The Shooting ... At Watou was initially created as a site-specific work in Watou, Belgium. De Jong chose this border territory between France and Belgium to pay homage to an area notorious for its savage war history. The Shooting re-enacts, in the allegorical form of David and Goliath, the battle between Spain and The Netherlands during the Eighty Years' War (1568–1648). The 10-foot-tall Goliath is Spain grimacing in the face of death, and the life-sized Dutch soldiers are the heroic David. The soldier facing death is also a metaphor for the individual soldier who is asked to make the ultimate sacrifice for his country.

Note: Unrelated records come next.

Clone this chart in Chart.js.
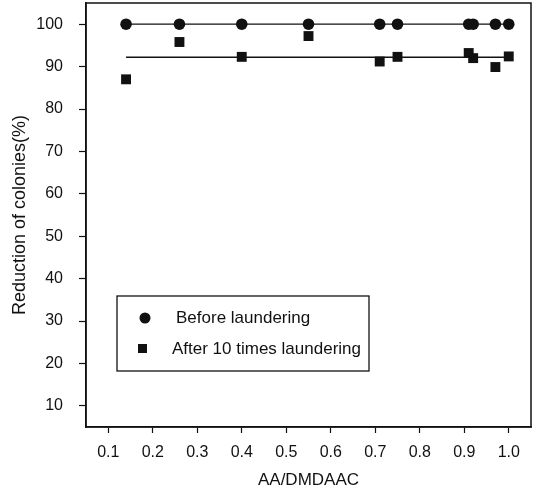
<!DOCTYPE html>
<html>
<head>
<meta charset="utf-8">
<script src="https://cdn.jsdelivr.net/npm/chart.js@4"></script>
<style>
    body { margin: 0; background: #fff; }
    #wrap { width: 533px; height: 491px; }
</style>
</head>
<body>
<div id="wrap"><canvas id="colonyChart" width="533" height="491"></canvas></div>
<script>
const ratios = [0.14, 0.26, 0.40, 0.55, 0.71, 0.75, 0.91, 0.92, 0.97, 1.00];
const beforeValues = [100, 100, 100, 100, 100, 100, 100, 100, 100, 100];
const afterValues = [87.0, 95.8, 92.3, 97.2, 91.2, 92.3, 93.2, 92.0, 89.9, 92.4];
const afterFitX = [0.14, 1.00];
const afterFitY = [92.2, 92.2];
const xTicks = [0.1, 0.2, 0.3, 0.4, 0.5, 0.6, 0.7, 0.8, 0.9, 1.0];
const yTicks = [10, 20, 30, 40, 50, 60, 70, 80, 90, 100];
const legendLabels = ["Before laundering", "After 10 times laundering"];

const FONT = "'Liberation Sans', Arial, sans-serif";
const INK = "#111";

function toPoints(xs, ys) {
    return xs.map((x, i) => ({ x: x, y: ys[i] }));
}

// ticks sit well inside the range, so no extra room for half labels
function noEdgePadding(scale) {
    scale.paddingTop = 0;
    scale.paddingBottom = 0;
    scale.paddingLeft = 0;
    scale.paddingRight = 0;
}

// frame round the plot and the boxed legend inside it
const framePlugin = {
    id: "frame",
    afterDraw(chart) {
        const { ctx, chartArea } = chart;
        ctx.save();
        ctx.strokeStyle = INK;
        ctx.lineWidth = 1.5;
        ctx.strokeRect(chartArea.left, chartArea.top, chartArea.right - chartArea.left, chartArea.bottom - chartArea.top);

        const bx = chartArea.left + 31, by = chartArea.top + 293;
        ctx.lineWidth = 1.3;
        ctx.strokeRect(bx, by, 252, 75);

        ctx.fillStyle = INK;
        ctx.beginPath();
        ctx.arc(bx + 28, by + 22, 5.5, 0, Math.PI * 2);
        ctx.fill();
        ctx.fillRect(bx + 21, by + 48, 9, 9);

        ctx.font = "17px " + FONT;
        ctx.textBaseline = "middle";
        ctx.fillText(legendLabels[0], bx + 59, by + 22);
        ctx.fillText(legendLabels[1], bx + 55, by + 53);
        ctx.restore();
    }
};

const ctx = document.getElementById("colonyChart").getContext("2d");
new Chart(ctx, {
    type: "scatter",
    data: {
        datasets: [
            {
                label: legendLabels[0],
                data: toPoints(ratios, beforeValues),
                showLine: true,
                borderColor: INK,
                borderWidth: 1.3,
                backgroundColor: INK,
                pointStyle: "circle",
                pointRadius: 5.8,
                pointBorderWidth: 0,
            },
            {
                label: "fit",
                data: toPoints(afterFitX, afterFitY),
                showLine: true,
                borderColor: INK,
                borderWidth: 1.3,
                pointRadius: 0,
            },
            {
                label: legendLabels[1],
                data: toPoints(ratios, afterValues),
                showLine: false,
                backgroundColor: INK,
                borderColor: INK,
                pointStyle: "rect",
                pointRadius: 7,
                pointBorderWidth: 0,
            }
        ],
    },
    options: {
        responsive: false,
        animation: false,
        layout: { autoPadding: false, padding: { top: 3, right: 2, left: 0, bottom: 0 } },
        plugins: {
            legend: { display: false },
            tooltip: { enabled: false },
        },
        scales: {
            x: {
                type: "linear",
                min: 0.05,
                max: 1.05,
                afterBuildTicks: (scale) => { scale.ticks = xTicks.map((v) => ({ value: v })); },
                afterFit: (scale) => { scale.height = 64; noEdgePadding(scale); },
                grid: { drawOnChartArea: false, drawTicks: true, tickLength: 6, tickColor: INK, tickWidth: 1.2 },
                border: { display: true, color: INK, width: 1.5 },
                ticks: {
                    color: INK,
                    font: { family: FONT, size: 16 },
                    padding: 10,
                    maxRotation: 0,
                    autoSkip: false,
                    callback: (value) => Number(value).toFixed(1),
                },
                title: {
                    display: true,
                    text: "AA/DMDAAC",
                    color: INK,
                    font: { family: FONT, size: 17 },
                    padding: { top: 0, bottom: 0 },
                },
            },
            y: {
                type: "linear",
                min: 5,
                max: 105,
                afterBuildTicks: (scale) => { scale.ticks = yTicks.map((v) => ({ value: v })); },
                afterFit: (scale) => { scale.width = 86; noEdgePadding(scale); },
                grid: { drawOnChartArea: false, drawTicks: true, tickLength: 7, tickColor: INK, tickWidth: 1.2 },
                border: { display: true, color: INK, width: 1.5 },
                ticks: {
                    color: INK,
                    font: { family: FONT, size: 16 },
                    padding: 16,
                    autoSkip: false,
                },
                title: {
                    display: true,
                    text: "Reduction of colonies(%)",
                    color: INK,
                    font: { family: FONT, size: 18 },
                    padding: { top: 9, bottom: 0 },
                },
            },
        },
    },
    plugins: [framePlugin],
});
</script>
</body>
</html>
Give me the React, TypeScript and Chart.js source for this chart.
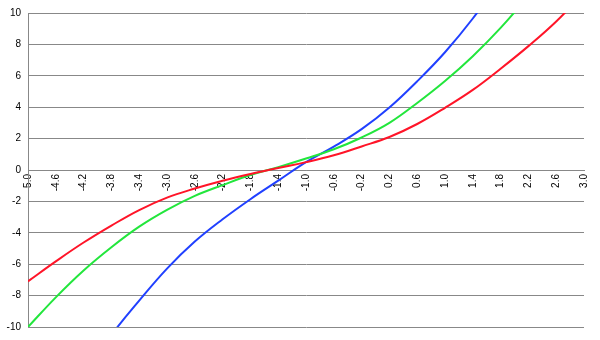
import React, { useEffect, useRef } from "react";
import { Chart, registerables } from "chart.js";

Chart.register(...registerables);

const xValues = [-5.0, -4.6, -4.2, -3.8, -3.4, -3.0, -2.6, -2.2, -1.8, -1.4, -1.0, -0.6, -0.2, 0.2, 0.6, 1.0, 1.4, 1.8, 2.2, 2.6, 3.0];

const redSeries = [-7.09, -5.82, -4.62, -3.54, -2.55, -1.76, -1.18, -0.68, -0.25, 0.13, 0.5, 0.94, 1.5, 2.1, 2.93, 3.96, 5.1, 6.45, 7.89, 9.46, 11.3];
const greenSeries = [-10.0, -8.11, -6.4, -4.92, -3.61, -2.54, -1.65, -0.96, -0.32, 0.18, 0.73, 1.32, 2.07, 3.0, 4.27, 5.67, 7.25, 9.05, 11.1, 13.3, 15.7];
const blueSeries = [-18.8, -15.8, -13.0, -10.5, -8.32, -6.28, -4.56, -3.14, -1.86, -0.68, 0.5, 1.49, 2.6, 3.98, 5.65, 7.5, 9.65, 12.1, 14.8, 17.8, 21.0];

const xTickStep = 0.4;
const yTickStep = 2;
const xMin = -5;
const xMax = 3;
const yMin = -10;
const yMax = 10;

const toPoints = (ys: number[]) => xValues.map((x, i) => ({ x, y: ys[i] }));

export default function App() {
  const ref = useRef<HTMLCanvasElement | null>(null);

  useEffect(() => {
    document.body.style.margin = "0";
    const canvas = ref.current;
    if (!canvas) return;
    const font = { family: "'Liberation Sans', Arial, sans-serif", size: 10 };
    const line = { borderWidth: 2, pointRadius: 0, tension: 0.4 };
    const chart = new Chart(canvas, {
      type: "line",
      data: {
        datasets: [
          { data: toPoints(redSeries), borderColor: "#ff1428", ...line },
          { data: toPoints(greenSeries), borderColor: "#22e63c", ...line },
          { data: toPoints(blueSeries), borderColor: "#2040ff", ...line },
        ],
      },
      options: {
        responsive: false,
        animation: false,
        events: [],
        layout: { padding: { top: 12, bottom: 12, right: 13, left: 0 } },
        plugins: { legend: { display: false }, tooltip: { enabled: false } },
        scales: {
          x: {
            type: "linear",
            min: xMin,
            max: xMax,
            position: { y: 0 },
            grid: { display: false, drawTicks: false },
            border: { display: true, color: "#888888", width: 1 },
            ticks: {
              stepSize: xTickStep,
              autoSkip: false,
              minRotation: 90,
              maxRotation: 90,
              padding: 4,
              color: "#000",
              font,
              callback: (v: any) => Number(v).toFixed(1),
            },
          },
          y: {
            type: "linear",
            min: yMin,
            max: yMax,
            grid: { color: "#888888", lineWidth: 1, drawTicks: false },
            border: { display: true, color: "#888888", width: 1 },
            ticks: { stepSize: yTickStep, padding: 7, color: "#000", font },
            afterFit: (scale: any) => {
              scale.width = 28;
            },
          },
        },
      } as any,
    });
    return () => chart.destroy();
  }, []);

  return <canvas ref={ref} width={600} height={340} style={{ display: "block" }} />;
}
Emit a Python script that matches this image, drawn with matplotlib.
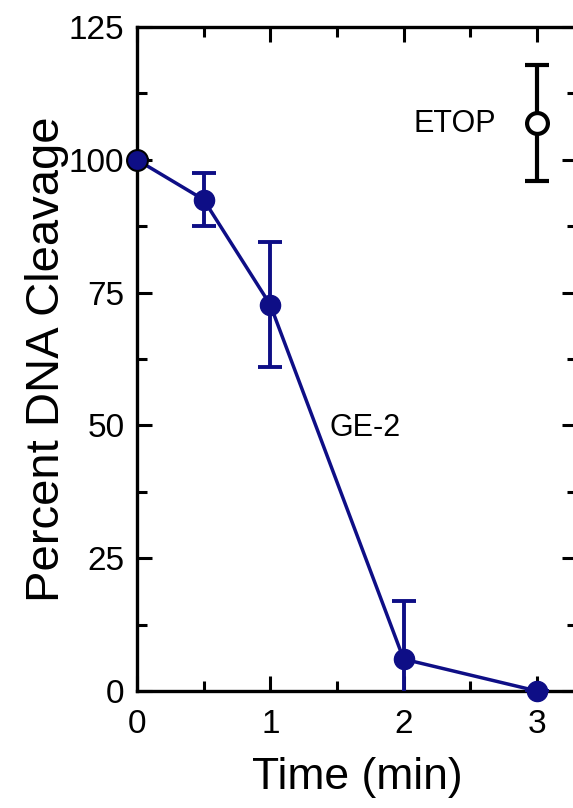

De Jong also references Francisco de Goya's famous 1814 painting The 3rd of May 1808 in Madrid: the Executions on Principe Pio Hill, which shows a Spanish citizen being murdered by Napoleon's troops. Like Goya, de Jong depicts an execution, though de Jong's scene is surreal: the grinning giant taunts his murderers with rattling castanets, while the drumming soldier incites his comrades to kill. The absurdity of the scene is enhanced by the contrast between the violence portrayed and the saccharine colors of the Styrofoam and polyurethane materials, and the disproportionate scale of the figures. Unlike Goya's painting, it is unclear who the victim is in The Shooting--the soldiers or the giant, perhaps suggesting that in war everyone is a victim.